Man that thing looks sweet! I'm already getting tired of mine and I just got it! lol


----------



## wa0auu

Start by getting your hands on an electric OVEN t.stat and get it mounted to only the temp probe is inside your smoker.  I suggest you put the t.stat in a metal outlet box with a cover.

>>>>>BE SURE<<<<< the power cord IS NOT plugged in<<<<<<

Next, the t.stat will have 2 screws for wire

the power cord to the hot plate will have 2 wires ( and a ground)

>>carefully<<  "split" the two wires apart from each other

now cut one wire

one end of the cut wire will go to one screw on the t. stat

the other screw on the t.stat will have a wire that goes to the other wire on the power cord

now with the knob that came with the oven t. stat you can set the temp you want

or if you want only one temp, say you want to cook at only 350, then before you mount the oven t.stat. put its temp probe in your oven and set it to 350 or what ever temp you want, when your home oven says it is up to the temp you set it at, move the control on the t.stat you ordered and turn it till it clicks open.  You have just set the t.stat you ordered to the temp you have your oven set at

>>>>>  BE SURE ! ! ! !<<<  you have your wire splices well covered with electrical tape

>>>>>NEVER ! ! ! TOUCH a bare wire<<<<<< ! ! ! ! !

>>>>> you will may be working with  live120 volts AC, work with one hand in your pocket

I AM NOT and WILL NOT be responsible

just telling you how I did it


----------



## wa0auu

That is not a hard job, start by buying a thermostat to control an electric oven.  Place the bulb in the oven and set the oven to the temp you want the  thermostat  to OPEN, turn off.  Say you want to keep the heat at 225, then set your oven to 225 and put the new thermostat bulb in it and when it says your oven is at 225 then turn the shaft of the new thermostat till it  OPENS.  Now your new thermostat is set to 225 F.  TO wire it in, first >>>>>>> be SURE ALL POWER HAS BEEN REMOVED !  If you want the new thermostat to control the heater in the smoker,   the black ( hot) wire from the line cord goes to one contact of the new thermostat, the other contact on the thermostat goes to one side of the heating element.  The other side of the heating element goes to the white wire on the power cord.  BE SURE to put the green wire to ground


----------



## willi-b

I like your set up and wonder if you'd take the time to share details of your entire smoker setup - including type of heat and how you wired your unit.  I am presently converting a commercial well insulated fridge into a cooker/smoker and want to add controls to it similar to your setup.  I'm trying to decide between LP and electric.  I'm leaning electric due to simplicity and the fact that my box is super insulated.  Here's a few pics of my box. 













Smoker Conversion Box.JPG



__ willi-b
__ Jul 9, 2016


















Smoker Conversion Box-2.JPG



__ willi-b
__ Jul 9, 2016






I had the refrigerant evacuated and the top where the compressor and coils were will now house the stack and controls.  I did a heat test on the insulation sandwiched in between the outside and inside stainless jackets and it does fine up to 350 degrees F.  I don't plan on cooking at temps higher than that anyway and will most likely be at 300 F max. for larger cuts like briskets and hams.  The original rubber and magnet door seal will be replaced by either rope gasket or metallic oven door type gaskets. 

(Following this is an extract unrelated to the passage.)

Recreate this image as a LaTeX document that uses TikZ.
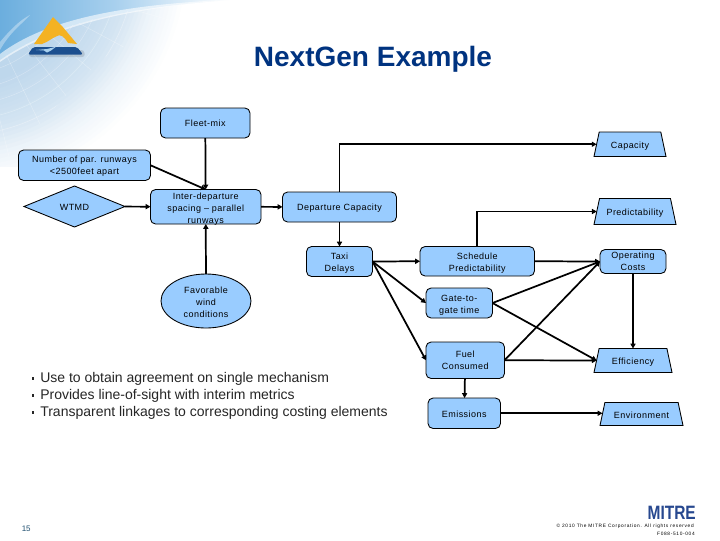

The box inside dimensions are: 60"T x 24"W x 27"D or approximately 20 Sq. ft of cooking space.  I'm unsure of the power of heating element I need as I read conflicting accounts of those who have electric smokers.  Seems to me that if a Bradley or MES uses a 500 watt element for their smokers that are about less than half the size of my box - and the fact that my box is about 100% thicker and better insulated than those boxes, I could easily get away with a 1500 watt element and keep this at 120v.  However, I am trying to find a way to calculate the heating requirement of my box.  I'm also researching doing a dual element design where the large element will be used for cooking and a smaller one for holding temp after cook is done.  However, do you think the large element can be modulated to a lower wattage with the PID controller after cooking is complete to a hold temp so a second element isn't needed?  I also read that in these larger type vertical cookers, hot spots can develop which a convection fan will alleviate.  What's your thoughts on a convection fan that can be controlled by the PID controller to come on periodically to distribute the heat better throughout the entire box? 

Thanks in advance, Willi-B


----------